> _Given information_:
******************************
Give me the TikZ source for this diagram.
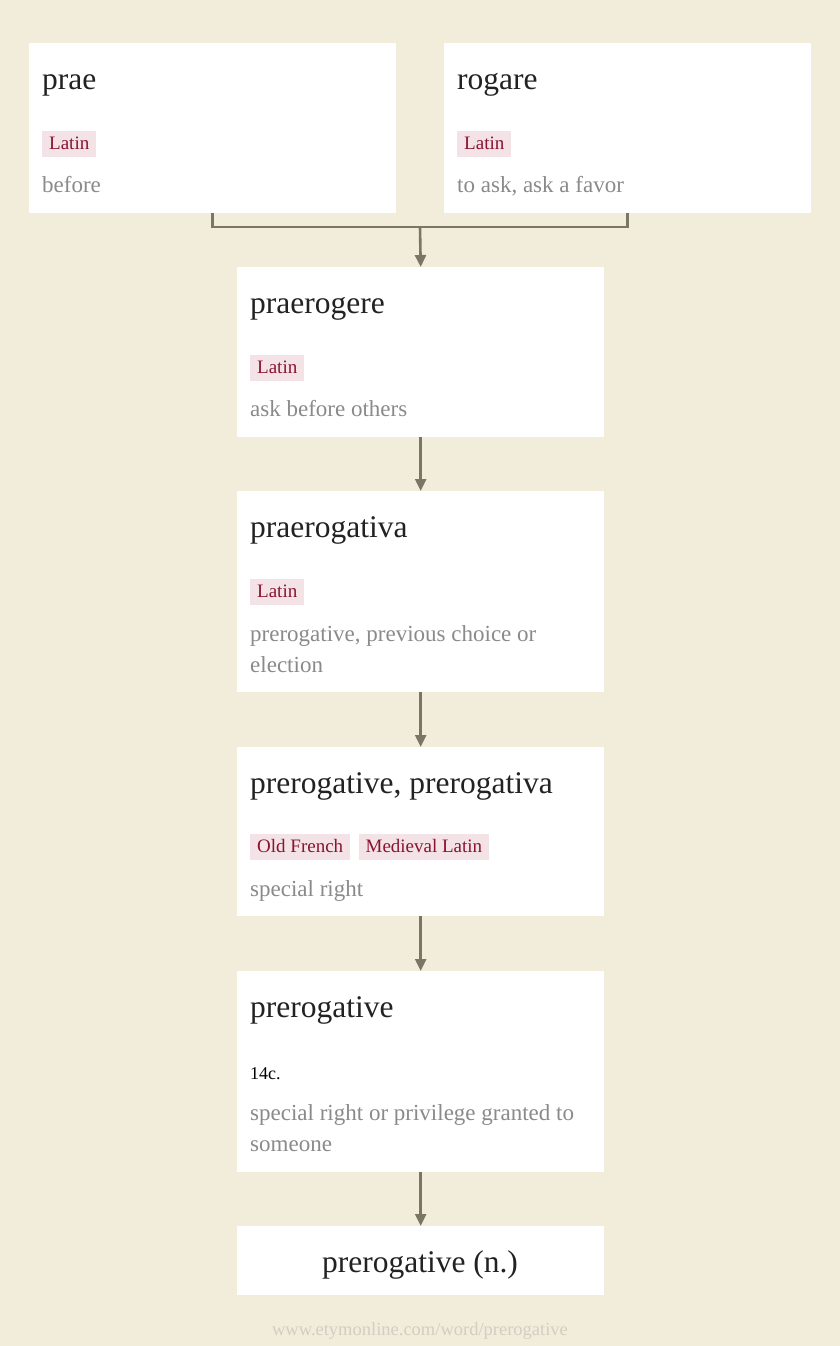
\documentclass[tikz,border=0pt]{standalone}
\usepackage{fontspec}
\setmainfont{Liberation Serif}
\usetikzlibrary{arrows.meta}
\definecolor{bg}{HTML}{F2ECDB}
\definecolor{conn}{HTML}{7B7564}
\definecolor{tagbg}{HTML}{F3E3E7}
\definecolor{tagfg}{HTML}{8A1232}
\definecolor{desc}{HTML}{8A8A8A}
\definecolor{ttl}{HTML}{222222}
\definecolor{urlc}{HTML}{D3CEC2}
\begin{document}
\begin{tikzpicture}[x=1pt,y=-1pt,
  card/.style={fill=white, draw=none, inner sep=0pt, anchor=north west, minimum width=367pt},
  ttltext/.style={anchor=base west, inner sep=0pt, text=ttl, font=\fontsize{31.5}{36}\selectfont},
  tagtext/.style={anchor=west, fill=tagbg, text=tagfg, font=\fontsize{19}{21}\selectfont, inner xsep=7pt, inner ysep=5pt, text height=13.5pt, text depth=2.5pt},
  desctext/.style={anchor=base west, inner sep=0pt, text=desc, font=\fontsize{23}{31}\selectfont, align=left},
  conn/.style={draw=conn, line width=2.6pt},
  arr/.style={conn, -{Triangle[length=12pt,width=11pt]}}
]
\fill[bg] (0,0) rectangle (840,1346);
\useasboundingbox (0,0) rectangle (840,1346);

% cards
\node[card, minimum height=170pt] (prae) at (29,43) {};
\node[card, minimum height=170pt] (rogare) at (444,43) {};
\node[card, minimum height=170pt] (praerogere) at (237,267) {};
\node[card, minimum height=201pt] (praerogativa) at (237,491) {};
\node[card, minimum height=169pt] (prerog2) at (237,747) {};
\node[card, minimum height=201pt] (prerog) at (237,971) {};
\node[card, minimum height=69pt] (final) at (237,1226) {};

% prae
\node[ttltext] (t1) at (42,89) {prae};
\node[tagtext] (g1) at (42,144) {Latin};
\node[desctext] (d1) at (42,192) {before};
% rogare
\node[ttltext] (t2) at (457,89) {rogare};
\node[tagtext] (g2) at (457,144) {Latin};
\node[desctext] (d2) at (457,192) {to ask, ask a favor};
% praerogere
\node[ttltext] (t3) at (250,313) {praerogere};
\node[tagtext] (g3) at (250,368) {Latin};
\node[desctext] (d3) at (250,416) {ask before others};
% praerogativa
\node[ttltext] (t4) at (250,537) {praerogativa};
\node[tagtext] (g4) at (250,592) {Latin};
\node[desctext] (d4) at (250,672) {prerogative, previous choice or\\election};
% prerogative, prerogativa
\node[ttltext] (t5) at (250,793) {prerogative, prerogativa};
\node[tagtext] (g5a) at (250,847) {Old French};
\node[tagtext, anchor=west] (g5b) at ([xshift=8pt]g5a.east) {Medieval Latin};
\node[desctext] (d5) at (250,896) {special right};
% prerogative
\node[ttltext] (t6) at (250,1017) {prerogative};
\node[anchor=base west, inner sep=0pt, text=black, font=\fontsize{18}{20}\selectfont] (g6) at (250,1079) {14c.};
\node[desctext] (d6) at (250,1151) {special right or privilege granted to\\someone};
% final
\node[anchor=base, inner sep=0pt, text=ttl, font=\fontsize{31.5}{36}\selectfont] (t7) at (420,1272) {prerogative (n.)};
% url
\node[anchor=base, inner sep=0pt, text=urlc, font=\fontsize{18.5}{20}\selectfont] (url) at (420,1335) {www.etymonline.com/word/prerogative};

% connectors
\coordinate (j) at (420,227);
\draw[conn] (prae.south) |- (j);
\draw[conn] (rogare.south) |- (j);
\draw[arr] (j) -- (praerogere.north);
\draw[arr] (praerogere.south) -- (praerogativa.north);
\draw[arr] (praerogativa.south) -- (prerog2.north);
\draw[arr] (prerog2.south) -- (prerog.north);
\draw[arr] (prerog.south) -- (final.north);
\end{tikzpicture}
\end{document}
******************************
Quote each line of the listing exactly, but leave the pictures out.

Give me the TikZ source for this diagram.
\documentclass[tikz,border=0pt]{standalone}
\usepackage{fontspec}
\setmainfont{Liberation Serif}
\usetikzlibrary{arrows.meta}
\definecolor{bg}{HTML}{F2ECDB}
\definecolor{conn}{HTML}{7B7564}
\definecolor{tagbg}{HTML}{F3E3E7}
\definecolor{tagfg}{HTML}{8A1232}
\definecolor{desc}{HTML}{8A8A8A}
\definecolor{ttl}{HTML}{222222}
\definecolor{urlc}{HTML}{D3CEC2}
\begin{document}
\begin{tikzpicture}[x=1pt,y=-1pt,
  card/.style={fill=white, draw=none, inner sep=0pt, anchor=north west, minimum width=367pt},
  ttltext/.style={anchor=base west, inner sep=0pt, text=ttl, font=\fontsize{31.5}{36}\selectfont},
  tagtext/.style={anchor=west, fill=tagbg, text=tagfg, font=\fontsize{19}{21}\selectfont, inner xsep=7pt, inner ysep=5pt, text height=13.5pt, text depth=2.5pt},
  desctext/.style={anchor=base west, inner sep=0pt, text=desc, font=\fontsize{23}{31}\selectfont, align=left},
  conn/.style={draw=conn, line width=2.6pt},
  arr/.style={conn, -{Triangle[length=12pt,width=11pt]}}
]
\fill[bg] (0,0) rectangle (840,1346);
\useasboundingbox (0,0) rectangle (840,1346);

% cards
\node[card, minimum height=170pt] (prae) at (29,43) {};
\node[card, minimum height=170pt] (rogare) at (444,43) {};
\node[card, minimum height=170pt] (praerogere) at (237,267) {};
\node[card, minimum height=201pt] (praerogativa) at (237,491) {};
\node[card, minimum height=169pt] (prerog2) at (237,747) {};
\node[card, minimum height=201pt] (prerog) at (237,971) {};
\node[card, minimum height=69pt] (final) at (237,1226) {};

% prae
\node[ttltext] (t1) at (42,89) {prae};
\node[tagtext] (g1) at (42,144) {Latin};
\node[desctext] (d1) at (42,192) {before};
% rogare
\node[ttltext] (t2) at (457,89) {rogare};
\node[tagtext] (g2) at (457,144) {Latin};
\node[desctext] (d2) at (457,192) {to ask, ask a favor};
% praerogere
\node[ttltext] (t3) at (250,313) {praerogere};
\node[tagtext] (g3) at (250,368) {Latin};
\node[desctext] (d3) at (250,416) {ask before others};
% praerogativa
\node[ttltext] (t4) at (250,537) {praerogativa};
\node[tagtext] (g4) at (250,592) {Latin};
\node[desctext] (d4) at (250,672) {prerogative, previous choice or\\election};
% prerogative, prerogativa
\node[ttltext] (t5) at (250,793) {prerogative, prerogativa};
\node[tagtext] (g5a) at (250,847) {Old French};
\node[tagtext, anchor=west] (g5b) at ([xshift=8pt]g5a.east) {Medieval Latin};
\node[desctext] (d5) at (250,896) {special right};
% prerogative
\node[ttltext] (t6) at (250,1017) {prerogative};
\node[anchor=base west, inner sep=0pt, text=black, font=\fontsize{18}{20}\selectfont] (g6) at (250,1079) {14c.};
\node[desctext] (d6) at (250,1151) {special right or privilege granted to\\someone};
% final
\node[anchor=base, inner sep=0pt, text=ttl, font=\fontsize{31.5}{36}\selectfont] (t7) at (420,1272) {prerogative (n.)};
% url
\node[anchor=base, inner sep=0pt, text=urlc, font=\fontsize{18.5}{20}\selectfont] (url) at (420,1335) {www.etymonline.com/word/prerogative};

% connectors
\coordinate (j) at (420,227);
\draw[conn] (prae.south) |- (j);
\draw[conn] (rogare.south) |- (j);
\draw[arr] (j) -- (praerogere.north);
\draw[arr] (praerogere.south) -- (praerogativa.north);
\draw[arr] (praerogativa.south) -- (prerog2.north);
\draw[arr] (prerog2.south) -- (prerog.north);
\draw[arr] (prerog.south) -- (final.north);
\end{tikzpicture}
\end{document}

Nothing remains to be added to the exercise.